- _Work instructions_:
Exactly how many lines have the word "script"? Answer with the bare number.

- _Rows from a dataset of charts and code_:
#####

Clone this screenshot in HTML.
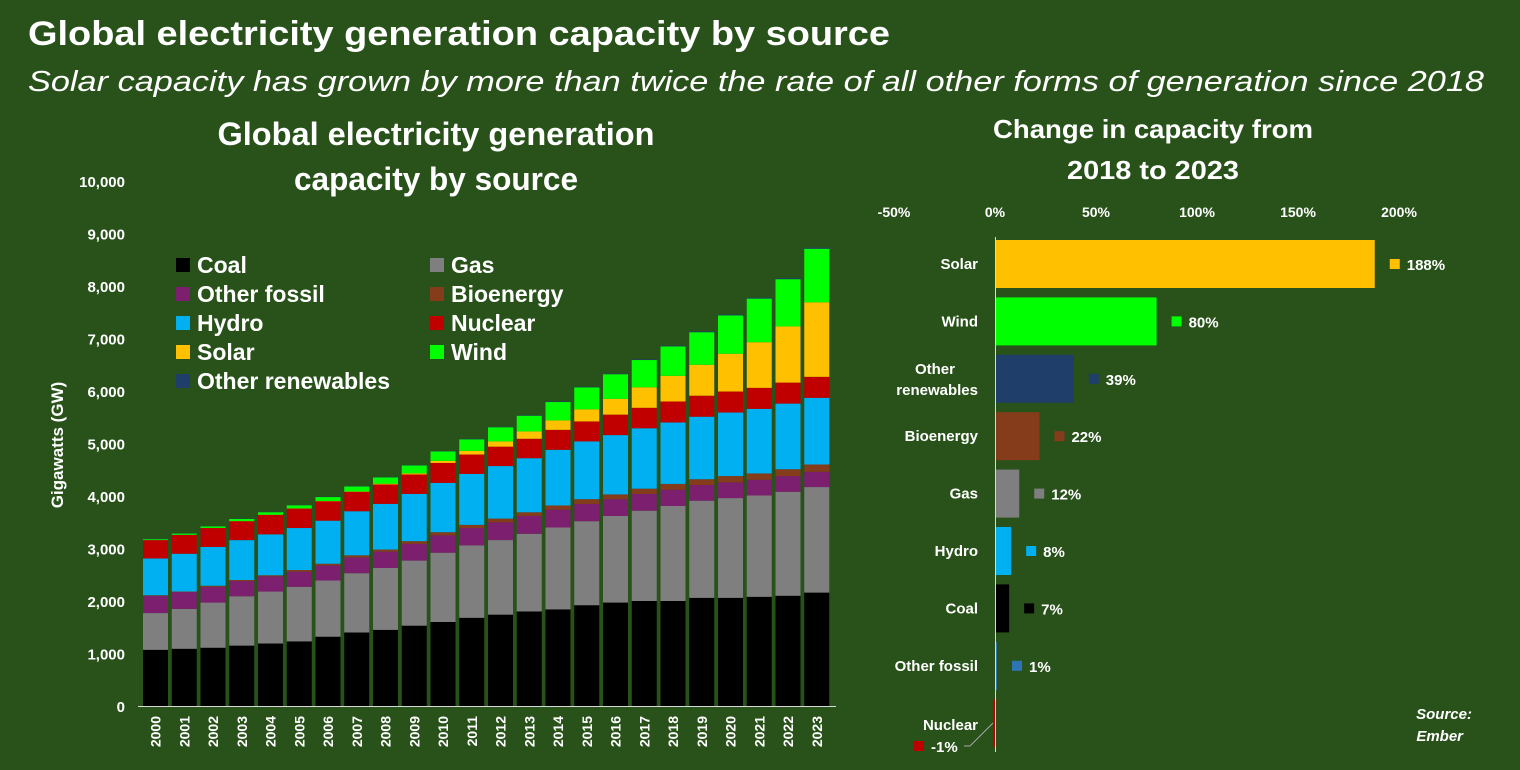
<!DOCTYPE html>
<html><head><meta charset="utf-8"><style>
body{margin:0;background:#29521b;}
svg{display:block;font-family:"Liberation Sans",sans-serif;}
</style></head><body>
<svg id="s" width="1520" height="770">
<rect width="1520" height="770" fill="#29521b"/>
<text x="28" y="45" fill="#fff" font-size="34" font-weight="bold" textLength="862" lengthAdjust="spacingAndGlyphs">Global electricity generation capacity by source</text>
<text x="28" y="91" fill="#fff" font-size="29" font-style="italic" textLength="1456" lengthAdjust="spacingAndGlyphs">Solar capacity has grown by more than twice the rate of all other forms of generation since 2018</text>
<text x="436" y="145" fill="#fff" font-size="32" font-weight="bold" text-anchor="middle" textLength="437" lengthAdjust="spacingAndGlyphs">Global electricity generation</text>
<text x="436" y="190" fill="#fff" font-size="32" font-weight="bold" text-anchor="middle" textLength="284" lengthAdjust="spacingAndGlyphs">capacity by source</text>
<text x="1153" y="138" fill="#fff" font-size="26" font-weight="bold" text-anchor="middle" textLength="320" lengthAdjust="spacingAndGlyphs">Change in capacity from</text>
<text x="1153" y="179" fill="#fff" font-size="26" font-weight="bold" text-anchor="middle" textLength="172" lengthAdjust="spacingAndGlyphs">2018 to 2023</text>
<text x="63" y="445" fill="#fff" font-size="17" font-weight="bold" text-anchor="middle" transform="rotate(-90 63 445)">Gigawatts (GW)</text>
<g id="left"></g>
<g id="legend"></g>
<g id="right"></g>
<text x="1472" y="719" fill="#fff" font-size="15" font-weight="bold" font-style="italic" text-anchor="end">Source:</text>
<text x="1463" y="741" fill="#fff" font-size="15" font-weight="bold" font-style="italic" text-anchor="end">Ember</text>
</svg>
<script>
const years=["2000","2001","2002","2003","2004","2005","2006","2007","2008","2009","2010","2011","2012","2013","2014","2015","2016","2017","2018","2019","2020","2021","2022","2023"];
const coal=[1070,1090,1110,1150,1190,1230,1320,1400,1450,1530,1600,1680,1740,1800,1840,1920,1970,2000,2000,2060,2060,2080,2100,2160];
const gas=[700,760,860,940,990,1040,1070,1130,1180,1240,1320,1380,1420,1480,1560,1600,1650,1720,1810,1850,1900,1930,1980,2010];
const otherFossil=[330,320,300,290,290,290,290,300,310,320,330,330,340,340,340,330,320,320,310,300,300,300,300,290];
const bioenergy=[10,10,20,20,20,30,30,40,40,50,60,60,70,70,80,90,90,100,110,110,120,120,130,140];
const hydro=[700,720,740,760,780,800,820,840,870,900,940,970,1000,1030,1060,1100,1130,1150,1170,1190,1210,1230,1250,1270];
const nuclear=[350,360,360,360,370,370,370,370,370,370,380,370,370,370,380,380,390,390,400,400,400,400,400,400];
const solar=[1,1,2,3,4,5,6,8,15,22,40,70,100,140,180,230,300,390,490,590,720,870,1070,1420];
const wind=[17,24,31,40,48,59,74,94,120,150,180,220,270,300,350,420,470,520,560,620,730,830,900,1020];
const otherRenew=[5,5,5,5,6,6,6,7,7,8,8,9,9,10,10,11,12,13,14,15,16,17,18,20];
const yTicks=[0,1000,2000,3000,4000,5000,6000,7000,8000,9000,10000];
const changeCats=["Solar","Wind","Other renewables","Bioenergy","Gas","Hydro","Coal","Other fossil","Nuclear"];
const changeVals=[188,80,39,22,12,8,7,1,-1];
const xTicks=[-50,0,50,100,150,200];

const NS="http://www.w3.org/2000/svg";
function mk(p,t,a,txt){const e=document.createElementNS(NS,t);for(const k in a)e.setAttribute(k,a[k]);if(txt!=null)e.textContent=txt;p.appendChild(e);return e;}
const L=document.getElementById('left');
const y=v=>706-v*0.0525;
const x0=143,pitch=28.75,bw=25;
const bx=i=>x0+i*pitch;
yTicks.forEach(t=>{
 const e=mk(L,'text',{x:125,y:y(t)+6,fill:'#fff','font-size':15,'font-weight':'bold','text-anchor':'end'},t.toLocaleString('en-US'));
 
 
});
const series=[["Coal",coal,"#000000"],["Gas",gas,"#7f7f7f"],["Other fossil",otherFossil,"#7b1f6e"],["Bioenergy",bioenergy,"#843c1a"],["Hydro",hydro,"#00b0f0"],["Nuclear",nuclear,"#c00000"],["Solar",solar,"#ffc000"],["Wind",wind,"#00ff00"],["Other renewables",otherRenew,"#1f3f6a"]];
years.forEach((yr,i)=>{
 let cum=0;
 series.forEach(s=>{
  const v=s[1][i];
  const r=mk(L,'rect',{x:bx(i),y:y(cum+v),width:bw,height:y(cum)-y(cum+v),fill:s[2]});
  
  
  cum+=v;
 });
 const t=mk(L,'text',{x:0,y:0,fill:'#fff','font-size':14,'font-weight':'bold','text-anchor':'end',transform:`translate(${bx(i)+bw/2+5},716) rotate(-90)`},yr);
 
 
});
const ax=mk(L,'line',{x1:138,y1:706.5,x2:836,y2:706.5,stroke:'#d9d9d9','stroke-width':1});



const G=document.getElementById('legend');
const legOrder=[["Coal","#000000"],["Gas","#7f7f7f"],["Other fossil","#7b1f6e"],["Bioenergy","#843c1a"],["Hydro","#00b0f0"],["Nuclear","#c00000"],["Solar","#ffc000"],["Wind","#00ff00"],["Other renewables","#1f3f6a"]];
legOrder.forEach((l,i)=>{
 const cx=i%2?430:176, cy=265+Math.floor(i/2)*29;
 const g=mk(G,'g',{});
 
 
 mk(g,'rect',{x:cx,y:cy-7,width:14,height:14,fill:l[1]});
 mk(g,'text',{x:cx+21,y:cy+8,fill:'#fff','font-size':23,'font-weight':'bold'},l[0]);
});

const R=document.getElementById('right');
const xs=v=>995+v*2.02;
xTicks.forEach(t=>{
 const e=mk(R,'text',{x:xs(t),y:217,fill:'#fff','font-size':14,'font-weight':'bold','text-anchor':'middle'},t+'%');
 
 
});
const cc={"Solar":"#ffc000","Wind":"#00ff00","Other renewables":"#1f3f6a","Bioenergy":"#843c1a","Gas":"#7f7f7f","Hydro":"#00b0f0","Coal":"#000000","Other fossil":"#2e75b6","Nuclear":"#c00000"};
changeCats.forEach((c,i)=>{
 const cy=264+i*57.4, v=changeVals[i];
 const b=mk(R,'rect',{x:Math.min(xs(0),xs(v)),y:cy-24,width:Math.max(1.5,Math.abs(xs(v)-xs(0))),height:48,fill:cc[c]});
 
 
 let lab;
 if(c==="Other renewables"){
  lab=mk(R,'text',{x:978,y:cy-5,fill:'#fff','font-size':15,'font-weight':'bold','text-anchor':'end'});
  mk(lab,'tspan',{x:955,dy:0},'Other');mk(lab,'tspan',{x:978,dy:21},'renewables');
 } else if(c==="Nuclear"){
  lab=mk(R,'text',{x:978,y:cy+7,fill:'#fff','font-size':15,'font-weight':'bold','text-anchor':'end'},c);
 } else {
  lab=mk(R,'text',{x:978,y:cy+5,fill:'#fff','font-size':15,'font-weight':'bold','text-anchor':'end'},c);
 }
 
 
 const g=mk(R,'g',{});
 
 
 if(v>=0){
  const ex=xs(v)+15;
  mk(g,'rect',{x:ex,y:cy-5,width:10,height:10,fill:cc[c]});
  mk(g,'text',{x:ex+17,y:cy+6,fill:'#fff','font-size':15,'font-weight':'bold'},v+'%');
 } else {
  mk(g,'rect',{x:914,y:741,width:10,height:10,fill:cc[c]});
  mk(g,'text',{x:931,y:752,fill:'#fff','font-size':15,'font-weight':'bold'},v+'%');
  mk(g,'polyline',{points:`964,746 970,746 993,723`,fill:'none',stroke:'#a6a6a6','stroke-width':1});
 }
});
const va=mk(R,'line',{x1:995.5,y1:237,x2:995.5,y2:752,stroke:'#d9d9d9','stroke-width':1});


</script>
</body></html>
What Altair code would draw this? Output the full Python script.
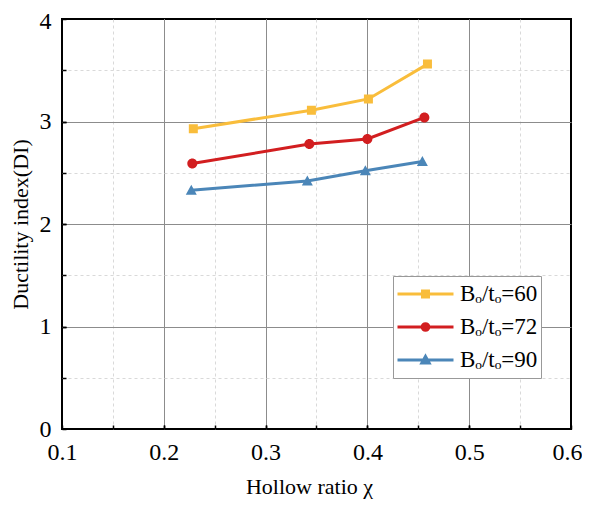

#####

- _Output for this exercise_:
3